12 NOVEMBRE 2024
La “vicinitas”, intesa come lo stabile collegamento del soggetto interessato con la zona cui afferisce un atto rilasciato dalla Pubblica Amministrazione e su cui ricadono i relativi effetti, non è sufficiente a giustificare la richiesta di accesso agli atti ai sensi dell’art.22 legge 241/1990.
Occorre infatti qualcosa di più sostanziale e cioè la dimostrazione di essere titolare di un
interesse diretto, concreto e attuale, ricollegato ad un possibile pregiudizio che possa derivare al soggetto richiedente dal provvedimento rilasciato in favore di altri.
L’interesse potrebbe anche essere giustificato dalla pendenza di una vertenza giudiziaria con il proprietario del suolo confinante o con l’operatore economico che ha presentato al Comune la Scia per l’avvio di un’attività commerciale.
Diversamente, una richiesta generica e sganciata dalla pertinenza del contenuto degli atti rispetto alla situazione giuridica del richiedente finirebbe per essere generica e meramente esplorativa e dunque inammissibile per la P.A. intimata (art.24 c.3 l. 241/90).
La puntualizzazione arriva dal Tar Latina (sentenza n.629) che ha precisato i contorni del diritto di accesso agli atti della P.A., che non può essere svincolato dal parametro fissato dall’art.22 della legge 241/90 e cioè la posizione giuridica soggettiva qualificata e differenziata del richiedente, finalizzata a ricavare una utilità concreta dalla conoscenza dei provvedimenti richiamati.
In altre parole, una richiesta ampia e generica, sia sotto il profilo degli atti richiesti sia sotto quello del non precisato interesse all’ostensione, si presenta come formulata in forma massiva, che riflette più che altro finalità di controllo generalizzato dell’operato della Pubblica Amministrazione compulsata, che a questo punto può legittimamente respingere la richiesta di accesso agli atti.

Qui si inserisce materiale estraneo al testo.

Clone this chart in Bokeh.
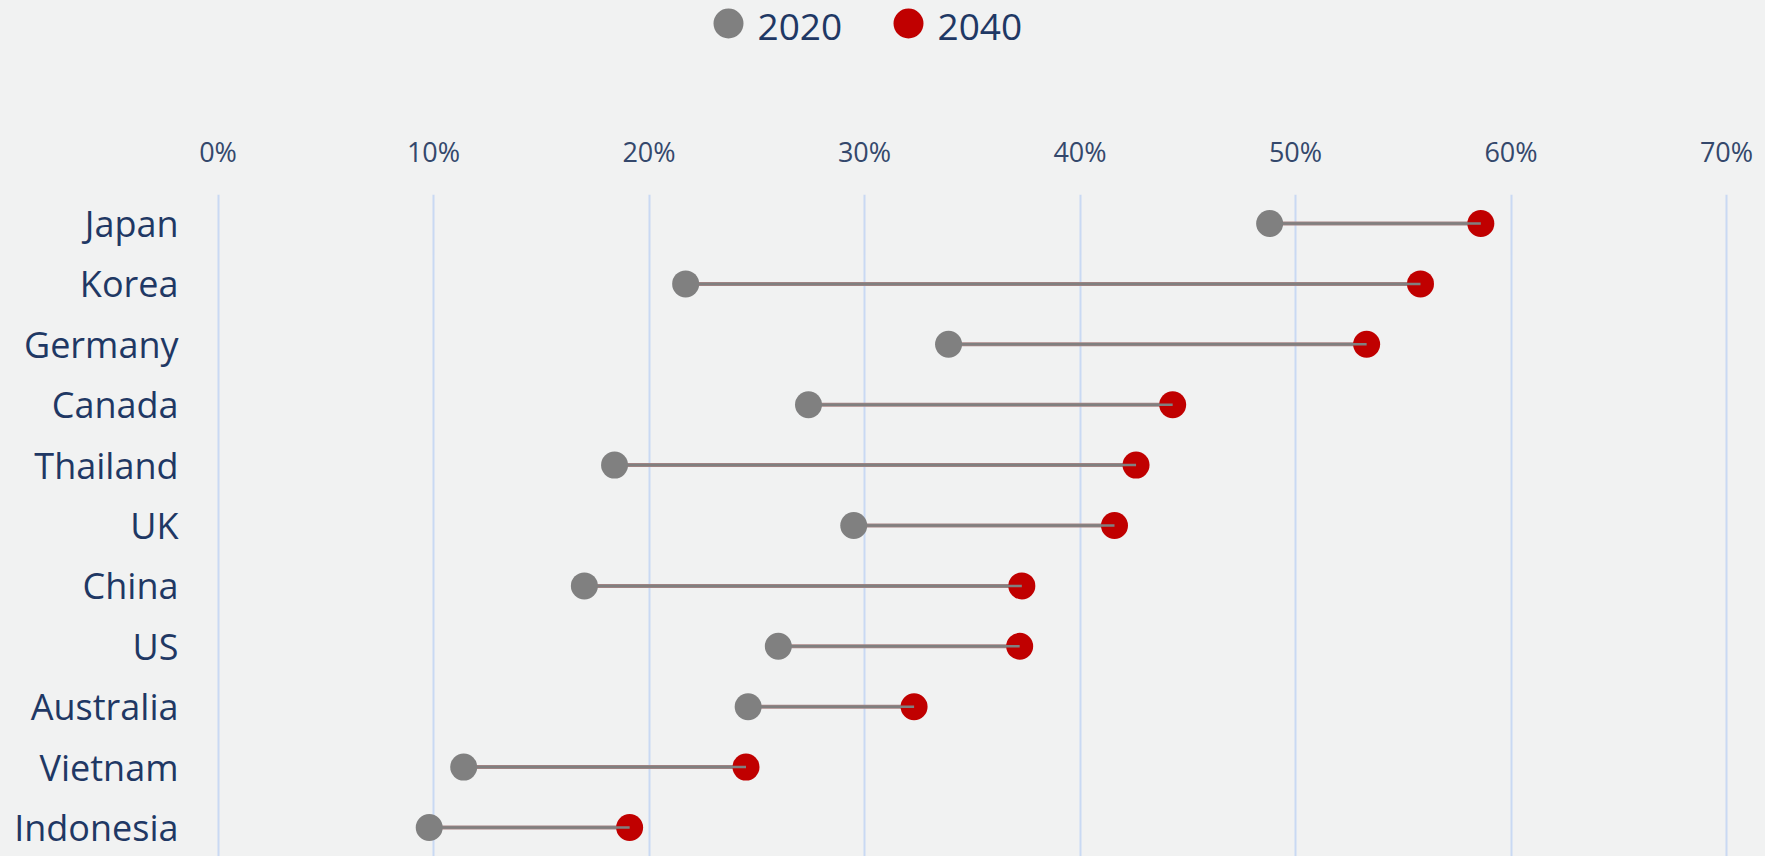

Se è vero che il diritto di accesso si qualifica come bene autonomo della vita autonomo ed espressione di alta civiltà giuridica, poiché garantisce ai cittadini di tutelare i propri interessi e di controllare la trasparenza e l’imparzialità della Pubblica Amministrazione, è anche vero che è ancorato a due presupposti fondamentali e cioè:
– la dimostrazione che gli atti oggetto dell’istanza siano in grado di spiegare effetti diretti o indiretti nella propria sfera giuridica;
– la posizione da tutelare deve risultare collegata ai documenti oggetto della richiesta di accesso secondo una correlazione logico-funzionale.
In sintesi, il diritto di accesso agli atti e ai documenti amministrativi di cui all’art.22 della legge 241 del 1990:
– deve avere ad oggetto una specifica indicazione degli atti detenuti dalla P.A.;
– non può essere motivato sulla semplice circostanza della “vicinitas”;
– deve fondarsi sulla pertinenza degli stessi rispetto alla situazione giuridica dell’istante e sull’eventuale pregiudizio arrecato.

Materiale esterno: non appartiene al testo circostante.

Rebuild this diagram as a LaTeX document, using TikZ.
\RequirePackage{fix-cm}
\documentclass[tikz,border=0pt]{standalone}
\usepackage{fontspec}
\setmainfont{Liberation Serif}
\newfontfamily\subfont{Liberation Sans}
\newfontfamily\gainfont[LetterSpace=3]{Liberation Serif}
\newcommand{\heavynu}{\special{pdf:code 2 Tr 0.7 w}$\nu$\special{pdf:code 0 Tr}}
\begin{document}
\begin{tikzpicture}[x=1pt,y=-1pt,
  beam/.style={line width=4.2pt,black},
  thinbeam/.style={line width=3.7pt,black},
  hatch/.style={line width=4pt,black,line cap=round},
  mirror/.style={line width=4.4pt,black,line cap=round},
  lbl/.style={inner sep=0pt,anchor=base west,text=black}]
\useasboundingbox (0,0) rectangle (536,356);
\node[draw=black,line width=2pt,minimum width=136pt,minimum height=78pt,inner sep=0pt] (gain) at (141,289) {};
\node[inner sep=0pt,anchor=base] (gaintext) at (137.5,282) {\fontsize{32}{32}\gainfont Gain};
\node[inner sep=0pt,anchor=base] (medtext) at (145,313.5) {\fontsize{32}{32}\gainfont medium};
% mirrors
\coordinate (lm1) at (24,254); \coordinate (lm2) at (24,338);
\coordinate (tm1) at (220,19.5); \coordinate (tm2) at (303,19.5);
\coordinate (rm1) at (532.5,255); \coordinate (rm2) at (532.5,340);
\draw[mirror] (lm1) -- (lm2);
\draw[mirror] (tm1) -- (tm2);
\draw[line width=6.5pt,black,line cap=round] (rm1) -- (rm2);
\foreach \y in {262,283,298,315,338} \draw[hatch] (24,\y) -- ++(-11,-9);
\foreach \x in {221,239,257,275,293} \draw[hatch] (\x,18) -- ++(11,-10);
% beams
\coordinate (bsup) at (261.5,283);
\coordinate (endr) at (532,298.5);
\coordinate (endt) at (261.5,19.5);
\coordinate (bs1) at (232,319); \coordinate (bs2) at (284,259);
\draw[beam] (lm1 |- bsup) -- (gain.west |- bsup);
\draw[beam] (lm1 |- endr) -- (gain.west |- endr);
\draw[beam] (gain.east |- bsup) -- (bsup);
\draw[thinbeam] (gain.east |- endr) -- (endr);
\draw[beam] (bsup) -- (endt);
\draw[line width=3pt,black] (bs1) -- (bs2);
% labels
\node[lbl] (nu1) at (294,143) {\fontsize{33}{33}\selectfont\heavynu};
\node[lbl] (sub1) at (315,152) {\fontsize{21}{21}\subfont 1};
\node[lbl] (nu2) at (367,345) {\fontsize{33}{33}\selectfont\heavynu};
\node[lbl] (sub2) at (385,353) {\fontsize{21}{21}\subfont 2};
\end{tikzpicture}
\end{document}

In caso contrario, la richiesta del privato sarebbe contraria al generale principio dell’ordinamento giuridico (valido sia nei rapporti fra privati che nei rapporti fra questi e l’Ente pubblico) della buona fede intesa in senso oggettivo, come dovere di lealtà e correttezza ex art.1175 c.c., e costringerebbe la P.A. ad un’attività di ricerca e catalogazione che esula dalle sue funzioni.